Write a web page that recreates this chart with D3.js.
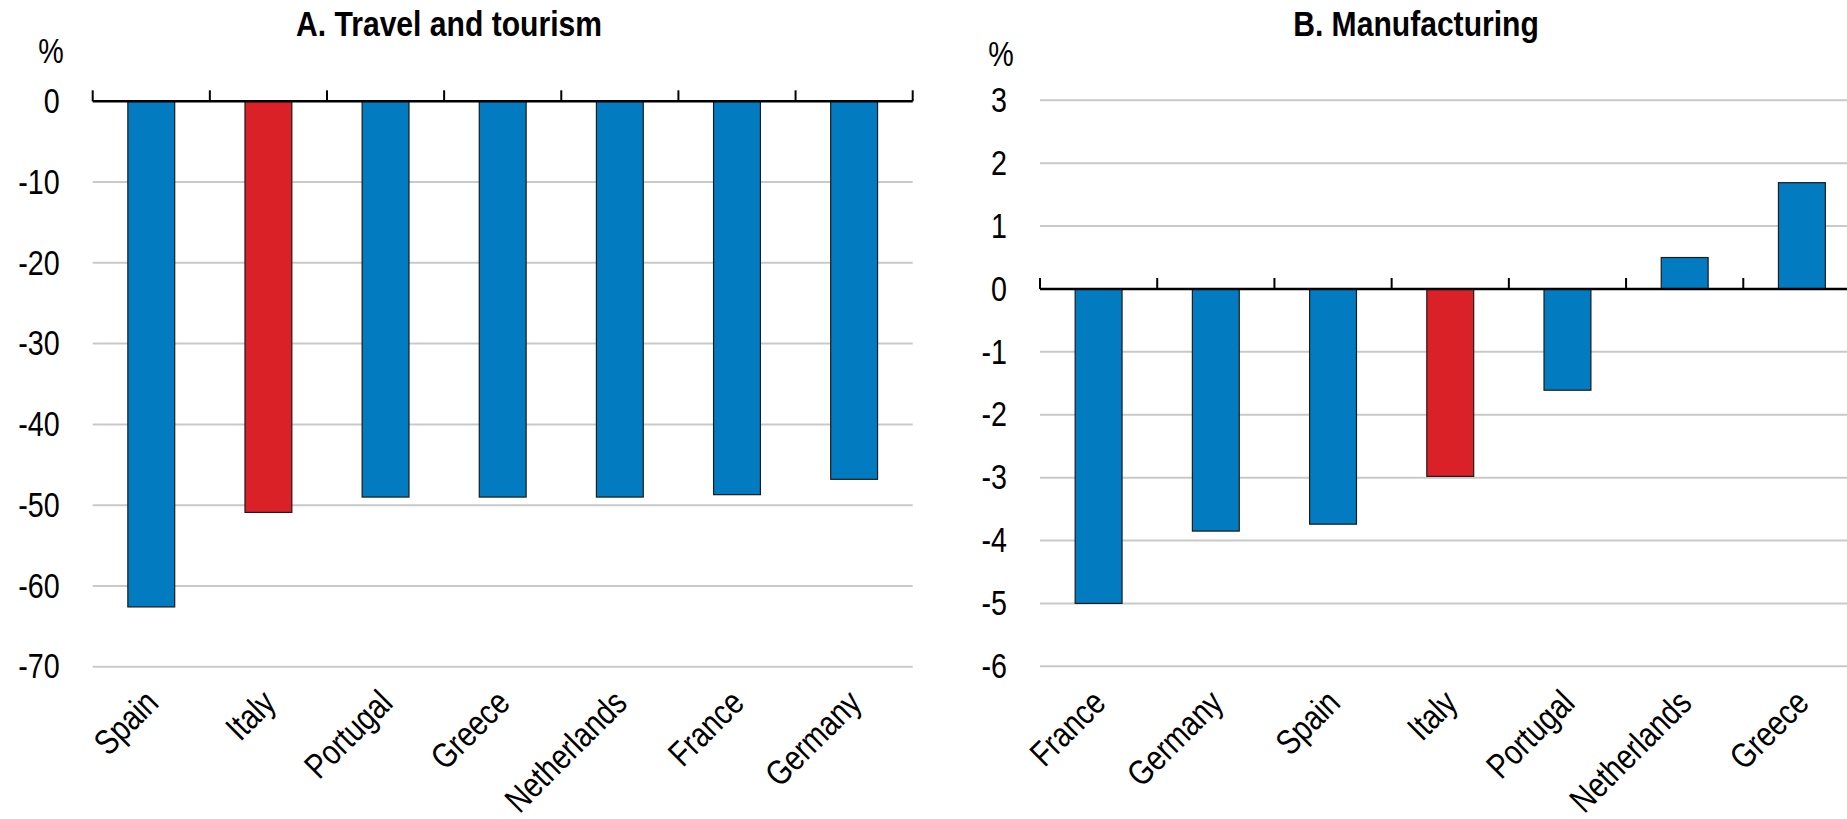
<!DOCTYPE html>
<html>
<head>
<meta charset="utf-8">
<script src="https://cdn.jsdelivr.net/npm/d3@7"></script>
<style>
  html, body { margin: 0; padding: 0; background: #fff; overflow: hidden; }
  svg { display: block; }
  text { font-family: "Liberation Sans", Arial, sans-serif; fill: #000; }
</style>
</head>
<body>
<svg id="chart" width="1847" height="819"></svg>
<script>
// ---- Data ----
const titleA = "A. Travel and tourism";
const categoriesA = ["Spain", "Italy", "Portugal", "Greece", "Netherlands", "France", "Germany"];
const valuesA = [-62.6, -50.9, -49.0, -49.0, -49.0, -48.7, -46.8];
const ticksA = [0, -10, -20, -30, -40, -50, -60, -70];

const titleB = "B. Manufacturing";
const categoriesB = ["France", "Germany", "Spain", "Italy", "Portugal", "Netherlands", "Greece"];
const valuesB = [-5.0, -3.85, -3.74, -2.98, -1.61, 0.5, 1.69];
const ticksB = [3, 2, 1, 0, -1, -2, -3, -4, -5, -6];

const highlight = "Italy";
const unitLabel = "%";

// ---- Styles ----
const BLUE = "#037bc1", RED = "#da2128", GRID = "#c9c9c9";
const NARROW = 0.82;       // emulate Arial Narrow by horizontal compression
const NARROW_BOLD = 0.86;
const svg = d3.select("#chart");

function panel(opts) {
  const { cats, vals, ticks, domain, x0, x1, top, bottom, title, titleX, pctX, pctY } = opts;
  const g = svg.append("g");
  const x = d3.scaleBand().domain(cats).range([x0, x1]).paddingInner(0.6).paddingOuter(0.3);
  const y = d3.scaleLinear().domain(domain).range([top, bottom]);
  const step = x.step();

  // gridlines
  g.selectAll("line.grid").data(ticks.filter(t => t !== 0)).join("line")
    .attr("class", "grid")
    .attr("x1", x0).attr("x2", x1)
    .attr("y1", d => y(d)).attr("y2", d => y(d))
    .attr("stroke", GRID).attr("stroke-width", 2);

  // bars
  g.selectAll("rect.bar").data(cats).join("rect")
    .attr("class", "bar")
    .attr("x", d => x(d))
    .attr("width", x.bandwidth())
    .attr("y", (d, i) => Math.min(y(0), y(vals[i])))
    .attr("height", (d, i) => Math.abs(y(vals[i]) - y(0)))
    .attr("fill", d => d === highlight ? RED : BLUE)
    .attr("stroke", "#1b1b1b").attr("stroke-width", 1.2);

  // zero axis line
  g.append("line")
    .attr("x1", x0).attr("x2", x1)
    .attr("y1", y(0)).attr("y2", y(0))
    .attr("stroke", "#000").attr("stroke-width", 2.5);

  // category boundary ticks (upward)
  const bounds = cats.map(c => x(c) - step * 0.3).concat([x1]);
  g.selectAll("line.tk").data(bounds).join("line")
    .attr("class", "tk")
    .attr("x1", d => d).attr("x2", d => d)
    .attr("y1", y(0)).attr("y2", y(0) - 11)
    .attr("stroke", "#000").attr("stroke-width", 2);

  // y axis labels
  const yAxis = d3.axisLeft(y).tickValues(ticks).tickSize(0).tickPadding(33)
    .tickFormat(d => String(d));
  const ya = g.append("g").attr("transform", `translate(${x0},0)`).call(yAxis);
  ya.select(".domain").remove();
  ya.selectAll(".tick text")
    .attr("x", 0)
    .attr("transform", `translate(-33,0) scale(${NARROW},1)`)
    .attr("fill", "#000")
    .style("font-size", "35px")
    .style("font-family", '"Liberation Sans", Arial, sans-serif');

  // category labels
  g.selectAll("text.cat").data(cats).join("text")
    .attr("class", "cat")
    .attr("text-anchor", "end")
    .attr("transform", d => `translate(${x(d) + x.bandwidth() / 2 + 9},705) rotate(-45) scale(${NARROW},1)`)
    .style("font-size", "35px")
    .text(d => d);

  // title
  g.append("text")
    .attr("transform", `translate(${titleX},36) scale(${NARROW_BOLD},1)`)
    .attr("text-anchor", "middle")
    .style("font-size", "35px").style("font-weight", "bold")
    .text(title);

  // unit
  g.append("text")
    .attr("transform", `translate(${pctX},${pctY}) scale(${NARROW},1)`)
    .attr("text-anchor", "middle")
    .style("font-size", "35px")
    .text(unitLabel);
}

panel({ cats: categoriesA, vals: valuesA, ticks: ticksA, domain: [0, -70],
  x0: 92.7, x1: 912.7, top: 101.3, bottom: 666.7, title: titleA, titleX: 449, pctX: 51, pctY: 63 });
panel({ cats: categoriesB, vals: valuesB, ticks: ticksB, domain: [3, -6],
  x0: 1040, x1: 1860.5, top: 100.3, bottom: 666.3, title: titleB, titleX: 1416, pctX: 1001, pctY: 66 });
</script>
</body>
</html>
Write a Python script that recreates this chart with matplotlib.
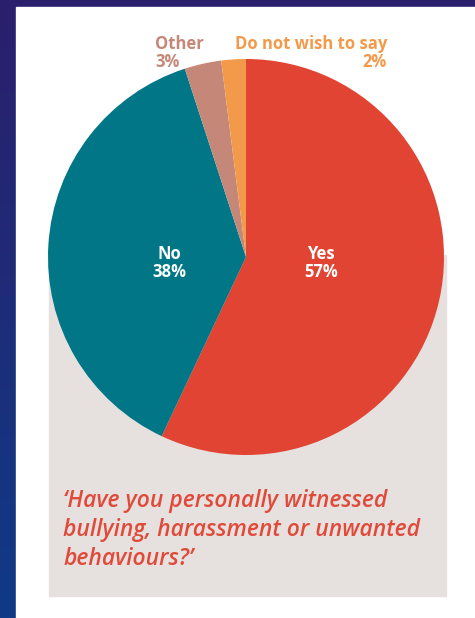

## Aim of the task
Each record must be quoted in full and exactly. Do not include the pictures.

## Result below
Write a web page that recreates this chart with D3.js.
<!DOCTYPE html>
<html>
<head>
<meta charset="utf-8">
<script src="https://cdn.jsdelivr.net/npm/d3@7"></script>
<style>
  html, body { margin: 0; padding: 0; background: #fff; overflow: hidden; }
  svg { display: block; }
  text { font-family: "Liberation Sans", Arial, sans-serif; fill: #000; }
</style>
</head>
<body>
<svg id="chart" width="1847" height="819"></svg>
<script>
// ---- Data ----
const titleA = "A. Travel and tourism";
const categoriesA = ["Spain", "Italy", "Portugal", "Greece", "Netherlands", "France", "Germany"];
const valuesA = [-62.6, -50.9, -49.0, -49.0, -49.0, -48.7, -46.8];
const ticksA = [0, -10, -20, -30, -40, -50, -60, -70];

const titleB = "B. Manufacturing";
const categoriesB = ["France", "Germany", "Spain", "Italy", "Portugal", "Netherlands", "Greece"];
const valuesB = [-5.0, -3.85, -3.74, -2.98, -1.61, 0.5, 1.69];
const ticksB = [3, 2, 1, 0, -1, -2, -3, -4, -5, -6];

const highlight = "Italy";
const unitLabel = "%";

// ---- Styles ----
const BLUE = "#037bc1", RED = "#da2128", GRID = "#c9c9c9";
const NARROW = 0.82;       // emulate Arial Narrow by horizontal compression
const NARROW_BOLD = 0.86;
const svg = d3.select("#chart");

function panel(opts) {
  const { cats, vals, ticks, domain, x0, x1, top, bottom, title, titleX, pctX, pctY } = opts;
  const g = svg.append("g");
  const x = d3.scaleBand().domain(cats).range([x0, x1]).paddingInner(0.6).paddingOuter(0.3);
  const y = d3.scaleLinear().domain(domain).range([top, bottom]);
  const step = x.step();

  // gridlines
  g.selectAll("line.grid").data(ticks.filter(t => t !== 0)).join("line")
    .attr("class", "grid")
    .attr("x1", x0).attr("x2", x1)
    .attr("y1", d => y(d)).attr("y2", d => y(d))
    .attr("stroke", GRID).attr("stroke-width", 2);

  // bars
  g.selectAll("rect.bar").data(cats).join("rect")
    .attr("class", "bar")
    .attr("x", d => x(d))
    .attr("width", x.bandwidth())
    .attr("y", (d, i) => Math.min(y(0), y(vals[i])))
    .attr("height", (d, i) => Math.abs(y(vals[i]) - y(0)))
    .attr("fill", d => d === highlight ? RED : BLUE)
    .attr("stroke", "#1b1b1b").attr("stroke-width", 1.2);

  // zero axis line
  g.append("line")
    .attr("x1", x0).attr("x2", x1)
    .attr("y1", y(0)).attr("y2", y(0))
    .attr("stroke", "#000").attr("stroke-width", 2.5);

  // category boundary ticks (upward)
  const bounds = cats.map(c => x(c) - step * 0.3).concat([x1]);
  g.selectAll("line.tk").data(bounds).join("line")
    .attr("class", "tk")
    .attr("x1", d => d).attr("x2", d => d)
    .attr("y1", y(0)).attr("y2", y(0) - 11)
    .attr("stroke", "#000").attr("stroke-width", 2);

  // y axis labels
  const yAxis = d3.axisLeft(y).tickValues(ticks).tickSize(0).tickPadding(33)
    .tickFormat(d => String(d));
  const ya = g.append("g").attr("transform", `translate(${x0},0)`).call(yAxis);
  ya.select(".domain").remove();
  ya.selectAll(".tick text")
    .attr("x", 0)
    .attr("transform", `translate(-33,0) scale(${NARROW},1)`)
    .attr("fill", "#000")
    .style("font-size", "35px")
    .style("font-family", '"Liberation Sans", Arial, sans-serif');

  // category labels
  g.selectAll("text.cat").data(cats).join("text")
    .attr("class", "cat")
    .attr("text-anchor", "end")
    .attr("transform", d => `translate(${x(d) + x.bandwidth() / 2 + 9},705) rotate(-45) scale(${NARROW},1)`)
    .style("font-size", "35px")
    .text(d => d);

  // title
  g.append("text")
    .attr("transform", `translate(${titleX},36) scale(${NARROW_BOLD},1)`)
    .attr("text-anchor", "middle")
    .style("font-size", "35px").style("font-weight", "bold")
    .text(title);

  // unit
  g.append("text")
    .attr("transform", `translate(${pctX},${pctY}) scale(${NARROW},1)`)
    .attr("text-anchor", "middle")
    .style("font-size", "35px")
    .text(unitLabel);
}

panel({ cats: categoriesA, vals: valuesA, ticks: ticksA, domain: [0, -70],
  x0: 92.7, x1: 912.7, top: 101.3, bottom: 666.7, title: titleA, titleX: 449, pctX: 51, pctY: 63 });
panel({ cats: categoriesB, vals: valuesB, ticks: ticksB, domain: [3, -6],
  x0: 1040, x1: 1860.5, top: 100.3, bottom: 666.3, title: titleB, titleX: 1416, pctX: 1001, pctY: 66 });
</script>
</body>
</html>
Write a Python script that recreates this chart with matplotlib.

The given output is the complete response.